Shared Empathy

Posted by Angie Balsley on 2/28/2020 7:00:00 AM

There is a great deal of pressure on special education teachers in case conferences. Teachers are attempting to thoroughly, yet succinctly, review 12 months of progress from an individualized plan and facilitate a collaborative effort to set challenging, yet appropriate, goals and services for the coming year. Teachers are also expected to answer questions about a wide-range of topics and respond to parent requests to meet unique student needs. Given the pressure on teachers in conferences and their intense focus on the complicated IEP process, it can be easy to misinterpret interactions and intentions of other case conference committee members, especially parents. When we misinterpret intentions, we can begin to become defensive and our team can start to head down a path of disconnect and discontentment. 

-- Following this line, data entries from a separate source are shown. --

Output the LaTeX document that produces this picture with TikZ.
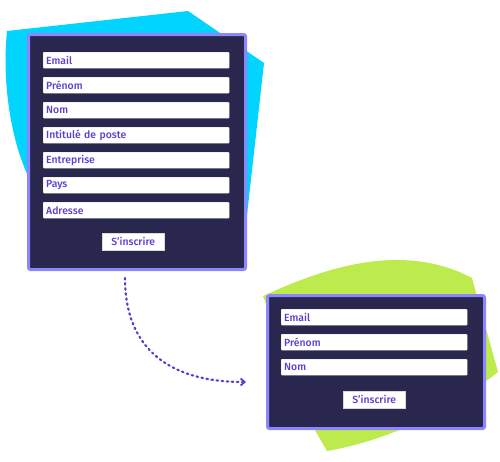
\documentclass[tikz,border=0pt]{standalone}
\usepackage{fontspec}
\setmainfont{Fira Sans}[UprightFont=* Medium]
\usetikzlibrary{arrows.meta}
\definecolor{cyanshape}{HTML}{00D4FF}
\definecolor{limeshape}{HTML}{BDEB4D}
\definecolor{navy}{HTML}{29274E}
\definecolor{lavender}{HTML}{8B85FF}
\definecolor{purpletext}{HTML}{5A3ECF}
\tikzset{
  x=1pt, y=-1pt,
  formbox/.style={draw=lavender, fill=navy, line width=3pt, rounded corners=2pt},
  field/.style={draw=black!15, fill=white, line width=0.4pt, rounded corners=0.8pt, anchor=north west,
    minimum width=186pt, minimum height=16pt, text width=180pt, inner xsep=3pt, inner ysep=0pt, align=left,
    font=\fontsize{10.4}{11}\selectfont, text=purpletext},
  btn/.style={draw=black!15, fill=white, line width=0.4pt, anchor=north west,
    minimum width=62pt, minimum height=17pt, inner sep=0pt,
    font=\fontsize{10.4}{11}\selectfont, text=purpletext},
  flow/.style={draw=purpletext, line width=2.2pt, line cap=round, dash pattern=on 1.5pt off 3.6pt,
    -{Straight Barb[length=4pt,width=7pt,line width=1.8pt]}},
}
\begin{document}
\begin{tikzpicture}
\useasboundingbox (0,0) rectangle (500,461);
% background shapes
\fill[cyanshape] (7,31) -- (188,11) -- (264,63) -- (247,215) -- (30,180)
  .. controls (10,140) and (2,80) .. cycle;
\fill[limeshape] (263,296) .. controls (320,270) and (400,240) .. (472,278)
  -- (498,372) .. controls (450,410) and (390,440) .. (327,451) -- (312,425) -- cycle;
% form 1
\node[formbox, anchor=north west, minimum width=217pt, minimum height=235pt] (form1) at (27,33) {};
\node[field] (f1a) at (43,52) {Email};
\node[field] (f1b) at (43,77) {Prénom};
\node[field] (f1c) at (43,102) {Nom};
\node[field] (f1d) at (43,127) {Intitulé de poste};
\node[field] (f1e) at (43,152) {Entreprise};
\node[field] (f1f) at (43,177) {Pays};
\node[field] (f1g) at (43,202) {Adresse};
\node[btn] (b1) at (102,233) {S’inscrire};
% form 2
\node[formbox, anchor=north west, minimum width=217pt, minimum height=133pt] (form2) at (266,294) {};
\node[field] (f2a) at (281,309) {Email};
\node[field] (f2b) at (281,334) {Prénom};
\node[field] (f2c) at (281,359) {Nom};
\node[btn] (b2) at (343,391) {S’inscrire};
% arrow
\coordinate (arrstart) at (125,278);
\coordinate (arrend) at (246,382);
\draw[flow] (arrstart) .. controls (125,345) and (165,382) .. (arrend);
\end{tikzpicture}
\end{document}
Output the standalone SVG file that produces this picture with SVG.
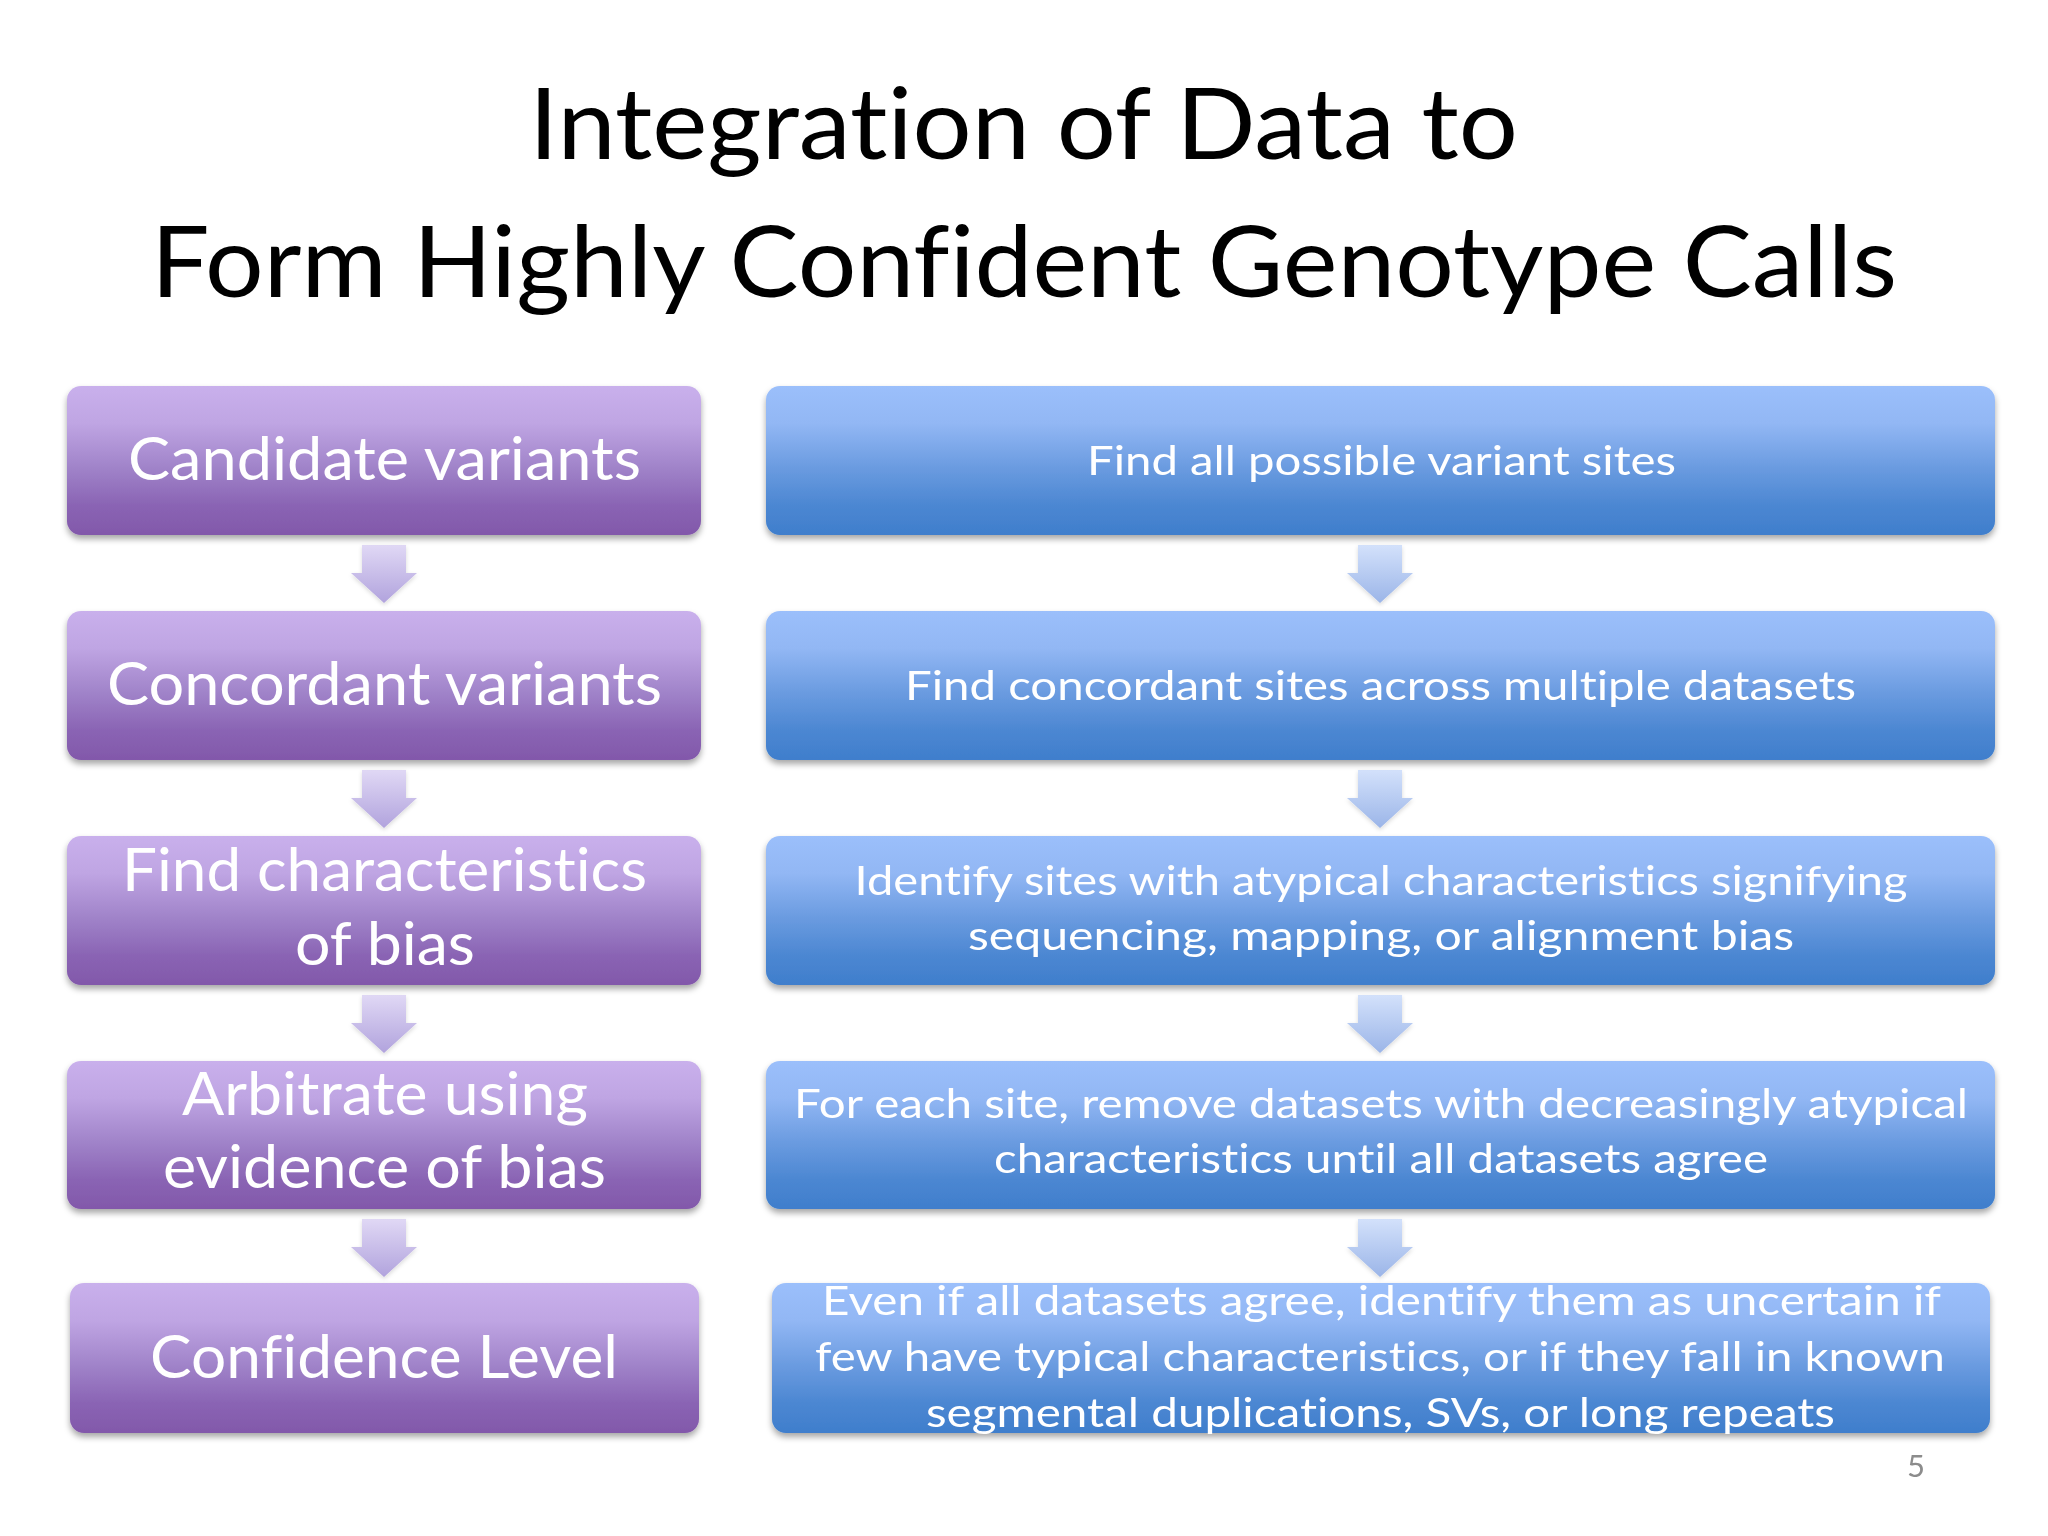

One of the best ways to avoid misinterpretations and discontentment is to understand the paradigm of the others in the meeting. This can be achieved when the participants engage in shared empathy. Empathy is the ability to understand the feelings of another without experiencing those feelings as your own. Empathy allows one to demonstrate compassion without infringing on one’s own beliefs. It is the art of seeing the world as someone else sees it (Weaver & Knudtson presentation, 2017). Through empathy, the listener is less likely to take something done or said personally, or focus only on the negative instead of the positive in a conversation (Ciaramicoli, 2017). 

Theresa Wiseman defined four elements of empathy as
1) see their world,
2) appreciate them as human beings/no judgement,
3) understand feelings, and
4) communicate understanding.
See the article for a brief description of each of the four elements. 


In my last article entitled “Parents’ Emotions,” I described cyclical grief and the emotions that parents of children with disabilities may feel throughout their child’s life. When teachers pause to understand what parents can experience as they raise a child with disabilities, teachers can reframe their thinking with an empathetic lens.  In the same way, parents can also use an empathic lens to understand the perspective of the teacher. I urge all IEP team members to approach case conference meetings with a shared empathy as I truly believe that it will lead to collaborative outcomes for students.